_Required task_. Without the images, write out the whole listing exactly.

## Start

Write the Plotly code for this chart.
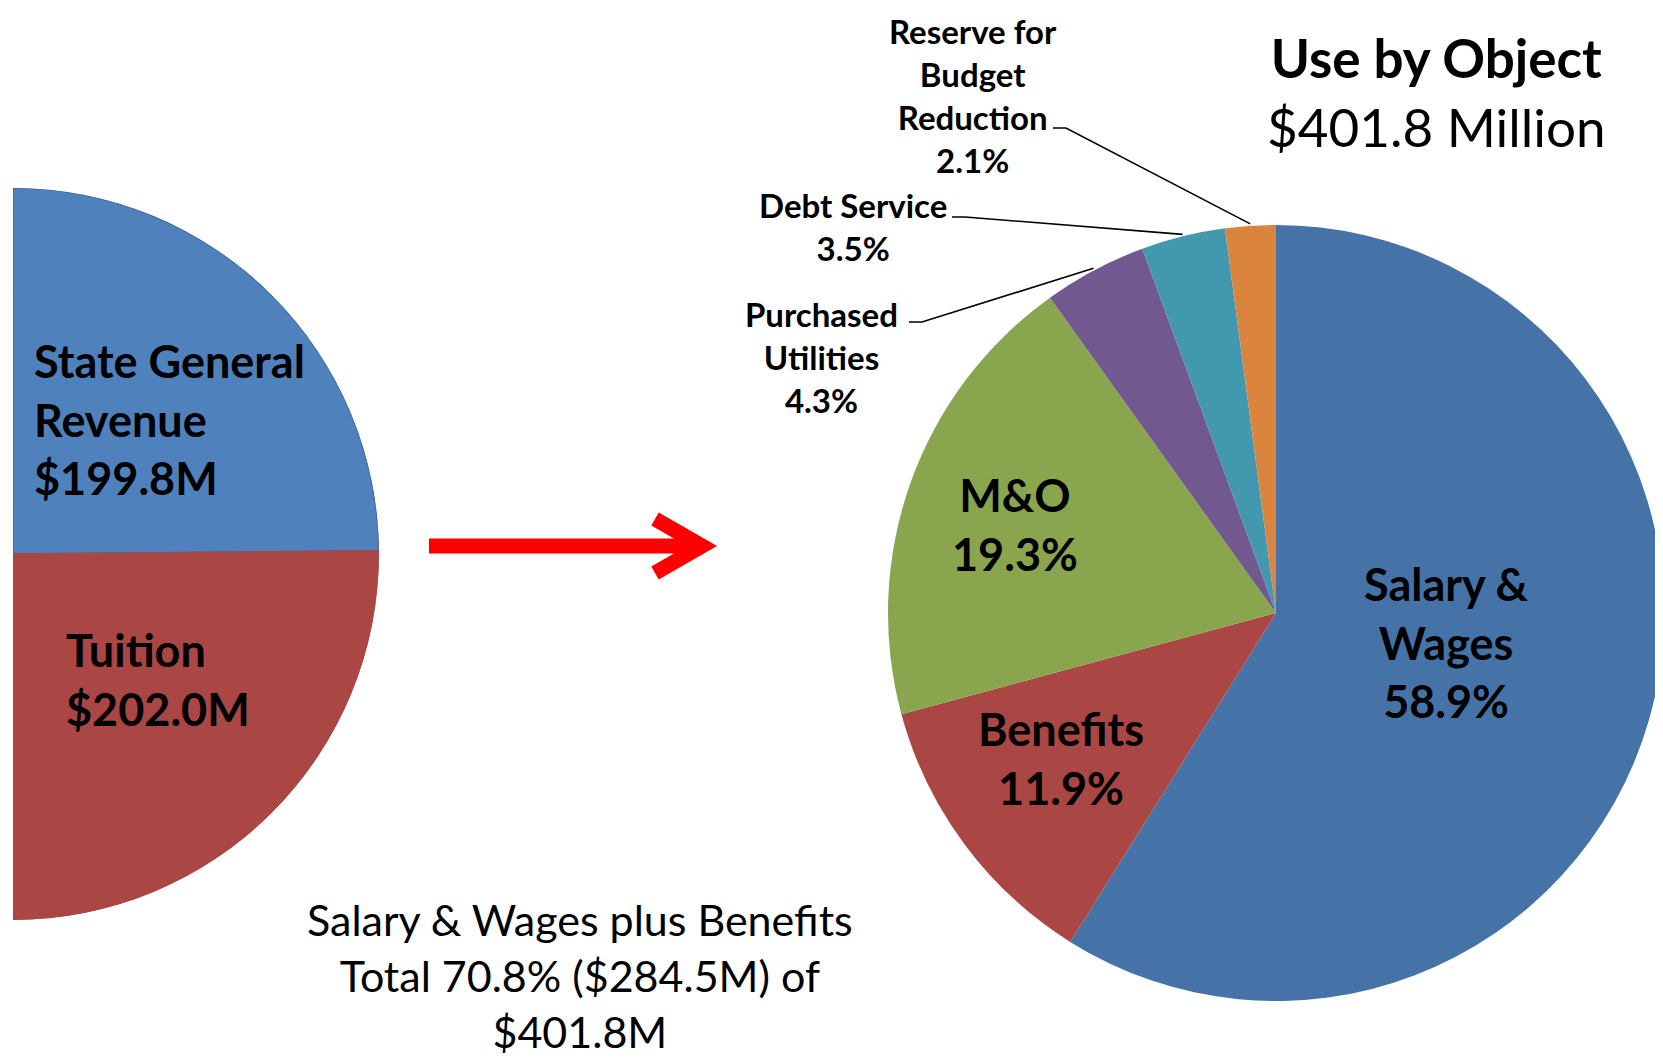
import math
import plotly.graph_objects as go

W, H = 1663, 1058
OFF = 8  # page body margin offset

# ---- data ----
rev_labels = ["State General Revenue", "Tuition"]
rev_values = [199.8, 202.0]
rev_text = ["State General<br>Revenue<br>$199.8M", "Tuition<br>$202.0M"]

use_labels = ["Salary & Wages", "Benefits", "M&O", "Purchased Utilities",
              "Debt Service", "Reserve for Budget Reduction"]
use_values = [58.9, 11.9, 19.3, 4.3, 3.5, 2.1]
use_text = ["Salary &<br>Wages<br>58.9%", "Benefits<br>11.9%", "M&O<br>19.3%",
            "Purchased<br>Utilities<br>4.3%", "Debt Service<br>3.5%",
            "Reserve for<br>Budget<br>Reduction<br>2.1%"]

title_lines = ["<b>Use by Object</b>", "$401.8 Million"]
note_text = "Salary & Wages plus Benefits<br>Total 70.8% ($284.5M) of<br>$401.8M"

# ---- styles ----
rev_colors = ["#4F81BD", "#AA4644"]
rev_line = ["#3A6494", "#AA4644"]
use_colors = ["#4572A7", "#AA4643", "#89A54E", "#71588F", "#4198AF", "#DB843D"]
FONT = "Lato, 'Open Sans', sans-serif"


def X(px):
    return (px - OFF) / W


def Y(py):
    return 1 - (py - OFF) / H


fig = go.Figure()

# ---- left half pie (polar sector) ----
tot = sum(rev_values)
widths = [180.0 * v / tot for v in rev_values]
centers = []
acc = 0.0
for w in widths:
    centers.append(acc + w / 2)
    acc += w
fig.add_trace(go.Barpolar(
    r=[1] * len(rev_values), theta=centers, width=widths,
    marker=dict(color=rev_colors, line=dict(color=rev_line, width=1.5)),
    hoverinfo="skip", showlegend=False))

lcx, lcy, lR = 13, 554, 366
fig.update_layout(polar=dict(
    domain=dict(x=[X(lcx), X(lcx + lR)], y=[Y(lcy + lR), Y(lcy - lR)]),
    sector=[-90, 90], bgcolor="rgba(0,0,0,0)", bargap=0, hole=0,
    radialaxis=dict(visible=False, range=[0, 1]),
    angularaxis=dict(visible=False, rotation=90, direction="clockwise")))

# ---- right pie ----
pcx, pcy, pR = 1276, 613, 388
fig.add_trace(go.Pie(
    labels=use_labels, values=use_values, sort=False, direction="clockwise",
    rotation=0, textinfo="none", hoverinfo="skip", showlegend=False,
    marker=dict(colors=use_colors, line=dict(width=0)),
    domain=dict(x=[X(pcx - pR), X(pcx + pR)], y=[Y(pcy + pR), Y(pcy - pR)])))

ann = []
# left labels
ann.append(dict(x=X(32), y=Y(420), text="<b>" + rev_text[0] + "</b>", xanchor="left",
                align="left", font=dict(size=45)))
ann.append(dict(x=X(64), y=Y(679), text="<b>" + rev_text[1] + "</b>", xanchor="left",
                align="left", font=dict(size=45)))
# inside labels
inside_pos = {0: (1446, 642), 1: (1061, 758), 2: (1015, 524)}
for i, (px, py) in inside_pos.items():
    ann.append(dict(x=X(px), y=Y(py), text="<b>" + use_text[i] + "</b>",
                    xanchor="center", align="center", font=dict(size=45)))
# outside labels with leader lines (label centre, start of leader line)
outside = {3: ((821, 357), (909, 322)), 4: ((853, 227), (952, 217)),
           5: ((973, 95), (1053, 128))}
shapes = []
cum = [0.0]
for v in use_values:
    cum.append(cum[-1] + v)
tv = sum(use_values)
for i, ((px, py), (lx, ly)) in outside.items():
    ann.append(dict(x=X(px), y=Y(py), text="<b>" + use_text[i] + "</b>",
                    xanchor="center", align="center", font=dict(size=33)))
    th = math.radians(360.0 * (cum[i] + cum[i + 1]) / 2 / tv)
    tx = pcx + (pR + 2) * math.sin(th)
    ty = pcy - (pR + 2) * math.cos(th)
    shapes.append(dict(type="path", xref="paper", yref="paper",
                       path=f"M {X(lx)} {Y(ly)} L {X(lx + 13)} {Y(ly)} L {X(tx)} {Y(ty)}",
                       line=dict(color="black", width=1.6)))
# title
ann.append(dict(x=X(1436), y=Y(92), text=title_lines[0] + "<br>" + title_lines[1],
                xanchor="center", align="center", font=dict(size=53)))
# bottom note
ann.append(dict(x=X(580), y=Y(975), text=note_text, xanchor="center", align="center",
                font=dict(size=43)))

for a in ann:
    a.update(xref="paper", yref="paper", showarrow=False, yanchor="middle")
    a["font"].update(family=FONT, color="black")

# red arrow
shapes.append(dict(type="line", xref="paper", yref="paper", x0=X(429), y0=Y(546),
                   x1=X(700), y1=Y(546), line=dict(color="#FF0000", width=15)))
shapes.append(dict(type="path", xref="paper", yref="paper",
                   path=f"M {X(655)} {Y(519)} L {X(702)} {Y(546)} L {X(655)} {Y(573)}",
                   line=dict(color="#FF0000", width=15)))

fig.update_layout(width=W, height=H, margin=dict(l=0, r=0, t=0, b=0),
                  paper_bgcolor="white", plot_bgcolor="white",
                  annotations=ann, shapes=shapes)

fig.write_html("out.html")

## End

_Complete output_.
Write the Plotly code for this chart.
import math
import plotly.graph_objects as go

W, H = 1663, 1058
OFF = 8  # page body margin offset

# ---- data ----
rev_labels = ["State General Revenue", "Tuition"]
rev_values = [199.8, 202.0]
rev_text = ["State General<br>Revenue<br>$199.8M", "Tuition<br>$202.0M"]

use_labels = ["Salary & Wages", "Benefits", "M&O", "Purchased Utilities",
              "Debt Service", "Reserve for Budget Reduction"]
use_values = [58.9, 11.9, 19.3, 4.3, 3.5, 2.1]
use_text = ["Salary &<br>Wages<br>58.9%", "Benefits<br>11.9%", "M&O<br>19.3%",
            "Purchased<br>Utilities<br>4.3%", "Debt Service<br>3.5%",
            "Reserve for<br>Budget<br>Reduction<br>2.1%"]

title_lines = ["<b>Use by Object</b>", "$401.8 Million"]
note_text = "Salary & Wages plus Benefits<br>Total 70.8% ($284.5M) of<br>$401.8M"

# ---- styles ----
rev_colors = ["#4F81BD", "#AA4644"]
rev_line = ["#3A6494", "#AA4644"]
use_colors = ["#4572A7", "#AA4643", "#89A54E", "#71588F", "#4198AF", "#DB843D"]
FONT = "Lato, 'Open Sans', sans-serif"


def X(px):
    return (px - OFF) / W


def Y(py):
    return 1 - (py - OFF) / H


fig = go.Figure()

# ---- left half pie (polar sector) ----
tot = sum(rev_values)
widths = [180.0 * v / tot for v in rev_values]
centers = []
acc = 0.0
for w in widths:
    centers.append(acc + w / 2)
    acc += w
fig.add_trace(go.Barpolar(
    r=[1] * len(rev_values), theta=centers, width=widths,
    marker=dict(color=rev_colors, line=dict(color=rev_line, width=1.5)),
    hoverinfo="skip", showlegend=False))

lcx, lcy, lR = 13, 554, 366
fig.update_layout(polar=dict(
    domain=dict(x=[X(lcx), X(lcx + lR)], y=[Y(lcy + lR), Y(lcy - lR)]),
    sector=[-90, 90], bgcolor="rgba(0,0,0,0)", bargap=0, hole=0,
    radialaxis=dict(visible=False, range=[0, 1]),
    angularaxis=dict(visible=False, rotation=90, direction="clockwise")))

# ---- right pie ----
pcx, pcy, pR = 1276, 613, 388
fig.add_trace(go.Pie(
    labels=use_labels, values=use_values, sort=False, direction="clockwise",
    rotation=0, textinfo="none", hoverinfo="skip", showlegend=False,
    marker=dict(colors=use_colors, line=dict(width=0)),
    domain=dict(x=[X(pcx - pR), X(pcx + pR)], y=[Y(pcy + pR), Y(pcy - pR)])))

ann = []
# left labels
ann.append(dict(x=X(32), y=Y(420), text="<b>" + rev_text[0] + "</b>", xanchor="left",
                align="left", font=dict(size=45)))
ann.append(dict(x=X(64), y=Y(679), text="<b>" + rev_text[1] + "</b>", xanchor="left",
                align="left", font=dict(size=45)))
# inside labels
inside_pos = {0: (1446, 642), 1: (1061, 758), 2: (1015, 524)}
for i, (px, py) in inside_pos.items():
    ann.append(dict(x=X(px), y=Y(py), text="<b>" + use_text[i] + "</b>",
                    xanchor="center", align="center", font=dict(size=45)))
# outside labels with leader lines (label centre, start of leader line)
outside = {3: ((821, 357), (909, 322)), 4: ((853, 227), (952, 217)),
           5: ((973, 95), (1053, 128))}
shapes = []
cum = [0.0]
for v in use_values:
    cum.append(cum[-1] + v)
tv = sum(use_values)
for i, ((px, py), (lx, ly)) in outside.items():
    ann.append(dict(x=X(px), y=Y(py), text="<b>" + use_text[i] + "</b>",
                    xanchor="center", align="center", font=dict(size=33)))
    th = math.radians(360.0 * (cum[i] + cum[i + 1]) / 2 / tv)
    tx = pcx + (pR + 2) * math.sin(th)
    ty = pcy - (pR + 2) * math.cos(th)
    shapes.append(dict(type="path", xref="paper", yref="paper",
                       path=f"M {X(lx)} {Y(ly)} L {X(lx + 13)} {Y(ly)} L {X(tx)} {Y(ty)}",
                       line=dict(color="black", width=1.6)))
# title
ann.append(dict(x=X(1436), y=Y(92), text=title_lines[0] + "<br>" + title_lines[1],
                xanchor="center", align="center", font=dict(size=53)))
# bottom note
ann.append(dict(x=X(580), y=Y(975), text=note_text, xanchor="center", align="center",
                font=dict(size=43)))

for a in ann:
    a.update(xref="paper", yref="paper", showarrow=False, yanchor="middle")
    a["font"].update(family=FONT, color="black")

# red arrow
shapes.append(dict(type="line", xref="paper", yref="paper", x0=X(429), y0=Y(546),
                   x1=X(700), y1=Y(546), line=dict(color="#FF0000", width=15)))
shapes.append(dict(type="path", xref="paper", yref="paper",
                   path=f"M {X(655)} {Y(519)} L {X(702)} {Y(546)} L {X(655)} {Y(573)}",
                   line=dict(color="#FF0000", width=15)))

fig.update_layout(width=W, height=H, margin=dict(l=0, r=0, t=0, b=0),
                  paper_bgcolor="white", plot_bgcolor="white",
                  annotations=ann, shapes=shapes)

fig.write_html("out.html")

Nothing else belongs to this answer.